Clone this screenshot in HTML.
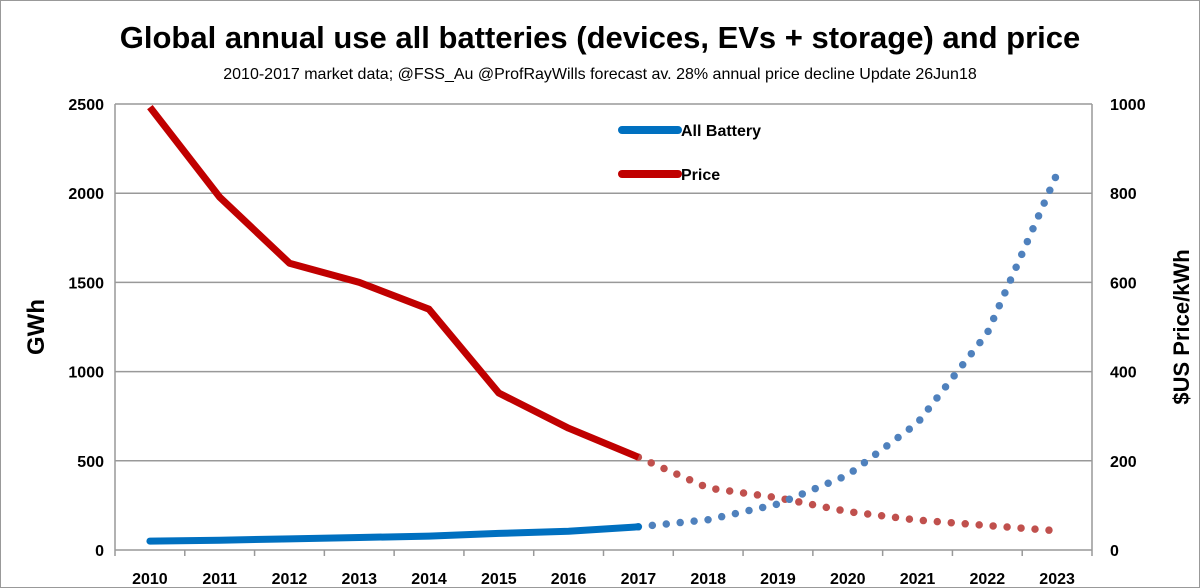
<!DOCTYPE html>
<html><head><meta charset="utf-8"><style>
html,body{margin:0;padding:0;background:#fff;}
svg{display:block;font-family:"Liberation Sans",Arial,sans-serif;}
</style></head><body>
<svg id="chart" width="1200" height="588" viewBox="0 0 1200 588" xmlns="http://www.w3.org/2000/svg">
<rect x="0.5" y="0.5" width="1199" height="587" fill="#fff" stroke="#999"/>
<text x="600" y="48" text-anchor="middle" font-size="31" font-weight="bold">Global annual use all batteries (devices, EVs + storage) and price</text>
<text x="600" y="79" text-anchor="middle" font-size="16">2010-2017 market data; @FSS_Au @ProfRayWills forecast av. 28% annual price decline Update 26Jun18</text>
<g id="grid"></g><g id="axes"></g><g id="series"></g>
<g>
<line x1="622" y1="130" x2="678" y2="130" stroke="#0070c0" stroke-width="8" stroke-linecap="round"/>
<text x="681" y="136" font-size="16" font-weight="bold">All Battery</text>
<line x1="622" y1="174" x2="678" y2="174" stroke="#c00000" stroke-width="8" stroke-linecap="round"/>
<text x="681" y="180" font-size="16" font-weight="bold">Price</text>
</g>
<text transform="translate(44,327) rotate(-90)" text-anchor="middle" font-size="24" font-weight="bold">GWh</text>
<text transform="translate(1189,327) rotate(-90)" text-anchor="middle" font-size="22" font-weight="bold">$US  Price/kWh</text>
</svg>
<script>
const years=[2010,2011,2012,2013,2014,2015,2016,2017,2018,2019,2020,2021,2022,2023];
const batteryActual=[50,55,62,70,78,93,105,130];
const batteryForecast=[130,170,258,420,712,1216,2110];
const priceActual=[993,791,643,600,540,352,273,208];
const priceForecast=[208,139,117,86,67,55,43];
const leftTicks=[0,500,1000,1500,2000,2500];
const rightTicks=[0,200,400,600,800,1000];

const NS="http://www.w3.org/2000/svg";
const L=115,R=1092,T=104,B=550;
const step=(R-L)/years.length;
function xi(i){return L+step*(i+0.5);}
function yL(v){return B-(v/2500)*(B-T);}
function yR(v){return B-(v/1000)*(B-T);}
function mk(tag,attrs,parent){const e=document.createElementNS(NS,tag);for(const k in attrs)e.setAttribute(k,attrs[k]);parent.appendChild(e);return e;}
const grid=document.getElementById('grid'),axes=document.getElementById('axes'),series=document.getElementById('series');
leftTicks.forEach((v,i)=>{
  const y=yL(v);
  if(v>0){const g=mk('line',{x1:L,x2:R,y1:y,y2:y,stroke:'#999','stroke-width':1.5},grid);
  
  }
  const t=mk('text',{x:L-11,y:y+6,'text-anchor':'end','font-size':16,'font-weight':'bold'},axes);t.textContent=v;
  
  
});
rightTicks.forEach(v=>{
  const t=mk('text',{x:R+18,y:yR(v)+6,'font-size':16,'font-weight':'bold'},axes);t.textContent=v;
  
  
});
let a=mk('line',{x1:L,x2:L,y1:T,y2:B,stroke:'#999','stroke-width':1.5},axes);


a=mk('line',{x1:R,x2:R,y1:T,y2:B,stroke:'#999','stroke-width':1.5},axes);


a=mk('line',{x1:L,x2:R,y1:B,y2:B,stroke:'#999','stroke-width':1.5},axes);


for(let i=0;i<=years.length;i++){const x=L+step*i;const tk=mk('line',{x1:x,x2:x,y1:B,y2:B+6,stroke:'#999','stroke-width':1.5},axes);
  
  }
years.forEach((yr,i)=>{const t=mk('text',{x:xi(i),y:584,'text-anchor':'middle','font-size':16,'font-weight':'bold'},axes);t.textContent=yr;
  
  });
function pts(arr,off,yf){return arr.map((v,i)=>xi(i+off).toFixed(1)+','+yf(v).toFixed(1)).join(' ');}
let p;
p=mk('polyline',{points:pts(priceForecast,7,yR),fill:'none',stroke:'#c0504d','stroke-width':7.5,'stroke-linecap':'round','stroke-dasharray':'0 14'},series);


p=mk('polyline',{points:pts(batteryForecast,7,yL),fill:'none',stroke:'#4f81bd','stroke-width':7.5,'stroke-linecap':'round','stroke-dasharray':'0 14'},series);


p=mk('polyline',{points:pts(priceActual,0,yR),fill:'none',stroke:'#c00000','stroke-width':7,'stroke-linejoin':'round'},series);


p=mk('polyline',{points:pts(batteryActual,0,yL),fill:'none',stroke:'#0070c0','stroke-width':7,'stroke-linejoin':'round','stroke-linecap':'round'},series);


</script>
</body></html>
* * *
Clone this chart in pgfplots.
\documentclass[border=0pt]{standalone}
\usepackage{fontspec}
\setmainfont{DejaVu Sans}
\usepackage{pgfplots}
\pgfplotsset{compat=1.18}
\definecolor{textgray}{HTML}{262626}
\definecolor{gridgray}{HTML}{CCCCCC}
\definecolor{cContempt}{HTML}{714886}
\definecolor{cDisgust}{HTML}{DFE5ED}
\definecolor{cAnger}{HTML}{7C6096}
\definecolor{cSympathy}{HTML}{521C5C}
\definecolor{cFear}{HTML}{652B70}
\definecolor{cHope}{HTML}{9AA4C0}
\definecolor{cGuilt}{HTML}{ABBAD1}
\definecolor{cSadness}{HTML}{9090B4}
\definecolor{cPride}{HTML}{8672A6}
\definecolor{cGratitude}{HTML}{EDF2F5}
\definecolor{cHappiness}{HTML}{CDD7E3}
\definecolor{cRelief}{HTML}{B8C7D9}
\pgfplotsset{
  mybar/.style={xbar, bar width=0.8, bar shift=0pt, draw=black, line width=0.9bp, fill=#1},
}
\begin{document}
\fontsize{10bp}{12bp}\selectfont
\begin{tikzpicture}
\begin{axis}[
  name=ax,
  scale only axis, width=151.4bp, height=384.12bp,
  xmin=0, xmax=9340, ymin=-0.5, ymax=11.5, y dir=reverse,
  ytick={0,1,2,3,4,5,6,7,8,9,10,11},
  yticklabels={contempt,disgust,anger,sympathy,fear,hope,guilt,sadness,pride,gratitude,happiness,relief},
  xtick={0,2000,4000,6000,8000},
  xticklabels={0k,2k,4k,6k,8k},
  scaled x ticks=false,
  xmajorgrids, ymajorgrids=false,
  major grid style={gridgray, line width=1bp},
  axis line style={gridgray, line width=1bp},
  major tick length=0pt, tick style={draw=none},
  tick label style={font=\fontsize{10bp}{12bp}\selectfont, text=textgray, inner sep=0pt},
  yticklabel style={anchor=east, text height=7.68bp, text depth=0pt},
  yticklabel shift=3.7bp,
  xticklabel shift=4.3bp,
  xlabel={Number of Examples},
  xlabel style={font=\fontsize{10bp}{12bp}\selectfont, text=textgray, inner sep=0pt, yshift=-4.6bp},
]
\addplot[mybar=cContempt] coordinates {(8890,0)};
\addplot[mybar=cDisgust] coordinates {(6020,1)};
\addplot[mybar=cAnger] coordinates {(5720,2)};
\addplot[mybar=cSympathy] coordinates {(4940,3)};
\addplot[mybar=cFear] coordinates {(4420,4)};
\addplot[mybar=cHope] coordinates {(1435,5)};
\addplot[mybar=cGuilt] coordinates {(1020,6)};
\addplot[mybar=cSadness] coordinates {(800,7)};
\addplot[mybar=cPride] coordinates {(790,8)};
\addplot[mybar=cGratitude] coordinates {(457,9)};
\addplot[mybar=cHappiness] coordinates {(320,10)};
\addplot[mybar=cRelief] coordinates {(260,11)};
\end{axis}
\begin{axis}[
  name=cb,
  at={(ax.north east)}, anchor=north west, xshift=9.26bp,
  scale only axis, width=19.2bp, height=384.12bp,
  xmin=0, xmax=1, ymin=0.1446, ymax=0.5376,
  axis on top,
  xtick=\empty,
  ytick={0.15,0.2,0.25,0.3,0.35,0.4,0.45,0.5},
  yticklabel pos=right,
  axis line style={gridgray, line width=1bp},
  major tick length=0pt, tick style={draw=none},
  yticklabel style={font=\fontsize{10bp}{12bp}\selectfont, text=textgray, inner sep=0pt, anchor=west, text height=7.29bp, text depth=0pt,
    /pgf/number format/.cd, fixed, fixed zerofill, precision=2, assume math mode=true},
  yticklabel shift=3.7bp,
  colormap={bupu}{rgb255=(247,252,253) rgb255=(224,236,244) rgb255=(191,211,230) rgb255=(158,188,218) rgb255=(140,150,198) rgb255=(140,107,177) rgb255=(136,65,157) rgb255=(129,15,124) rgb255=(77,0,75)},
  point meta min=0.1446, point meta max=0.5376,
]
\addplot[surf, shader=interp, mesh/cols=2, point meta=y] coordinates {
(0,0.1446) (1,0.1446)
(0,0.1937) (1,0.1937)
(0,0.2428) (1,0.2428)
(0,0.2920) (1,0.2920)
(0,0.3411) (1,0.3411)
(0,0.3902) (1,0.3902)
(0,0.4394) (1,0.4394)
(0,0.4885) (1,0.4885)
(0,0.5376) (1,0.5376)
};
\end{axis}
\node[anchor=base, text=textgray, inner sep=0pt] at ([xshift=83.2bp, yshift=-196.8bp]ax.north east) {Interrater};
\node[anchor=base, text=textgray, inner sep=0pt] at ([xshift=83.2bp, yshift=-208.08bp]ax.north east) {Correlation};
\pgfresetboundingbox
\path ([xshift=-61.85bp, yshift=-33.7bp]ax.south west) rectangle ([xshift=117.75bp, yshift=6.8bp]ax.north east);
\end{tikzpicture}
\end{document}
--
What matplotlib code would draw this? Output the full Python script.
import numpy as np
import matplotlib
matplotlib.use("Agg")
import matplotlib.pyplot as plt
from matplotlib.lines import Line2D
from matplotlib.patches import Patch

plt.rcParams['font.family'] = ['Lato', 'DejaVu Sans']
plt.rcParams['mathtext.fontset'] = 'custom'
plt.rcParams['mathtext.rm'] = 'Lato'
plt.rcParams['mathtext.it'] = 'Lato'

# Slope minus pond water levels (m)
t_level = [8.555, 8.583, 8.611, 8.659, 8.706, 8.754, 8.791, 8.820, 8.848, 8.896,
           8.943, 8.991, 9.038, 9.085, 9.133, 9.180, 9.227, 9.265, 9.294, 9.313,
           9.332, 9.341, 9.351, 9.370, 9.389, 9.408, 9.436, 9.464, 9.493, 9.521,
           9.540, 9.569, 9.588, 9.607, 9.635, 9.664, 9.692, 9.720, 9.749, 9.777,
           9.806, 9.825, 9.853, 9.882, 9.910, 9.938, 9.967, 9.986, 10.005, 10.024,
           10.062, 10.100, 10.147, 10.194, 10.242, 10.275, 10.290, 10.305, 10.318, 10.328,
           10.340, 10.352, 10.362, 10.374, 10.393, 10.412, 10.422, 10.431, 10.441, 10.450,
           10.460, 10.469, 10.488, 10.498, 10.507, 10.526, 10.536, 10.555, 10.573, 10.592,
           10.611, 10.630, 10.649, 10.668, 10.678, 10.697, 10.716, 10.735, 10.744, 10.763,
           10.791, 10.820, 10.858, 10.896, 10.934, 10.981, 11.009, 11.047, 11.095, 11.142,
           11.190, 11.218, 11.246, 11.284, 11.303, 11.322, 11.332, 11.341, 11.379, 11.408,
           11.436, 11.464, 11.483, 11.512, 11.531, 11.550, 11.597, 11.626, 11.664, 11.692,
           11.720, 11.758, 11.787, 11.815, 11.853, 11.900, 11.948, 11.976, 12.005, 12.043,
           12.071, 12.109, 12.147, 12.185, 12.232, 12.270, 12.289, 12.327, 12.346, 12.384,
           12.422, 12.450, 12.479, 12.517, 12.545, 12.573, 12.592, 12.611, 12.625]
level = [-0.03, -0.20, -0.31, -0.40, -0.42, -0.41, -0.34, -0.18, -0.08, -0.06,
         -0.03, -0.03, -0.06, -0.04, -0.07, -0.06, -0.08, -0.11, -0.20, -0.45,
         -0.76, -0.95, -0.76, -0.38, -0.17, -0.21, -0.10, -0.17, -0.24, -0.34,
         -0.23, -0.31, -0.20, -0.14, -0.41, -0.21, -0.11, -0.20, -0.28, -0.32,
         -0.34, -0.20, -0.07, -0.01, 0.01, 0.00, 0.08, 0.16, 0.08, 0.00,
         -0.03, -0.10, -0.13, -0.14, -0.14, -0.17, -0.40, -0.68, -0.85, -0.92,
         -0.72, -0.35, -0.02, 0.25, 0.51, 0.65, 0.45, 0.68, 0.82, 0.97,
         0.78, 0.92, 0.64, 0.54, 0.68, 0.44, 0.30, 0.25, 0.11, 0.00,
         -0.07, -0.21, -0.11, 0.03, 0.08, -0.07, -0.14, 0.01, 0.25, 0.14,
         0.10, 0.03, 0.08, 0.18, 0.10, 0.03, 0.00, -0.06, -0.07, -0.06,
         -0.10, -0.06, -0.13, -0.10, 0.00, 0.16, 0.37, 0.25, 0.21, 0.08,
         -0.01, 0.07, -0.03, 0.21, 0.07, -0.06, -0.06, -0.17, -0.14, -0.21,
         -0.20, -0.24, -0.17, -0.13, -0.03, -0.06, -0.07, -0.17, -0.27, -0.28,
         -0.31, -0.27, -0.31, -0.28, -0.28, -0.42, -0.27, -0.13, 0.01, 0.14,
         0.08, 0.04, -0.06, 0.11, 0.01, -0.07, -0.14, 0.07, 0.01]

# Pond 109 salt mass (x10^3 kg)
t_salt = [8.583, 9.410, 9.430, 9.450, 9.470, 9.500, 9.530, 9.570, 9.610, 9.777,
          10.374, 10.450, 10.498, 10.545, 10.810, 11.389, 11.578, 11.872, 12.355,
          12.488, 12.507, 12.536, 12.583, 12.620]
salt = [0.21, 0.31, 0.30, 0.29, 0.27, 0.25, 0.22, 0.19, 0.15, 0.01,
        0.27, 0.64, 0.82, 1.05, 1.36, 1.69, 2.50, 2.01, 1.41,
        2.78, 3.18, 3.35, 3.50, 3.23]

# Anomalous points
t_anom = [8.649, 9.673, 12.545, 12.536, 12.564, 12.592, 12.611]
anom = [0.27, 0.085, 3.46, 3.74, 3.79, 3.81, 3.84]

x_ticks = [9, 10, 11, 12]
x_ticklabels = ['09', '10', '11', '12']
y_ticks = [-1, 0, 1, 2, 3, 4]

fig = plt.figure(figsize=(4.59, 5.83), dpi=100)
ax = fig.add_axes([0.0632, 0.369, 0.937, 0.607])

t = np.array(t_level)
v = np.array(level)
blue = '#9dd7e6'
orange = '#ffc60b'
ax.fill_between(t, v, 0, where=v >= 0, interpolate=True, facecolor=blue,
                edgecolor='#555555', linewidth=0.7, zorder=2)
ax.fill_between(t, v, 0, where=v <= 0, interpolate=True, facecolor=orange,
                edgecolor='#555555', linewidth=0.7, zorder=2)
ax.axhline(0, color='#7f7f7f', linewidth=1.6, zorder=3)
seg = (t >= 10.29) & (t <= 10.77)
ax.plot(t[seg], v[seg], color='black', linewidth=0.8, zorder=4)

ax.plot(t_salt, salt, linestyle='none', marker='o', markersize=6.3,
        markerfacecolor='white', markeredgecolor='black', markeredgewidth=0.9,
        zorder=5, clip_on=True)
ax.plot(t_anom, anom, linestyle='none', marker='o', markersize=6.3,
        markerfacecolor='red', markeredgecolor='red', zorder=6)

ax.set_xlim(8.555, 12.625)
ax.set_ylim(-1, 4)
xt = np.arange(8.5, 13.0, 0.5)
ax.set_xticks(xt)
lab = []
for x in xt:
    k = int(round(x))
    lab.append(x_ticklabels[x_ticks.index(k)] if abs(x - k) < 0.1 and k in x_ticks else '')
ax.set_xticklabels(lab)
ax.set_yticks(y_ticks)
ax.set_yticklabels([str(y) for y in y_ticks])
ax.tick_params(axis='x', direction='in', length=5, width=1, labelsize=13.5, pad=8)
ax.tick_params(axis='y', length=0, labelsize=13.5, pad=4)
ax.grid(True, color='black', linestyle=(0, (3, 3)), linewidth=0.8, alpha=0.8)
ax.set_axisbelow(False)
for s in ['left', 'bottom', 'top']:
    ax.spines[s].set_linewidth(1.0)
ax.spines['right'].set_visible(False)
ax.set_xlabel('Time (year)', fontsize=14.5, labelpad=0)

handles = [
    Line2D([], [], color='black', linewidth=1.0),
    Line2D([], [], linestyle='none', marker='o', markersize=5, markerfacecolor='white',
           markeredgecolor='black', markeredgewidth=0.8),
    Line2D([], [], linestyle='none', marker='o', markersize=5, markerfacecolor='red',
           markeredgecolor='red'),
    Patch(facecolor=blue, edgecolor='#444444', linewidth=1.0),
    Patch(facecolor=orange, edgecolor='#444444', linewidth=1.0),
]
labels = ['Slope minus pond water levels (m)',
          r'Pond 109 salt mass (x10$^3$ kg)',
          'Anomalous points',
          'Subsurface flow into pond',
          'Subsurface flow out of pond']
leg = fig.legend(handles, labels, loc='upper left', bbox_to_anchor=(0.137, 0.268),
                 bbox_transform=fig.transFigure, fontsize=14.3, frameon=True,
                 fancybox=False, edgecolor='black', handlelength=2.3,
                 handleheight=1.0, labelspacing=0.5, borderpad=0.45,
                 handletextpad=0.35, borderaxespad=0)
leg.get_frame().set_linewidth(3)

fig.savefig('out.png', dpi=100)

_OBJECTIVE_:
Pull every line containing "chart" out of the records.

_CORRECT ANSWER_:
<svg id="chart" width="1200" height="588" viewBox="0 0 1200 588" xmlns="http://www.w3.org/2000/svg">
Clone this chart in pgfplots.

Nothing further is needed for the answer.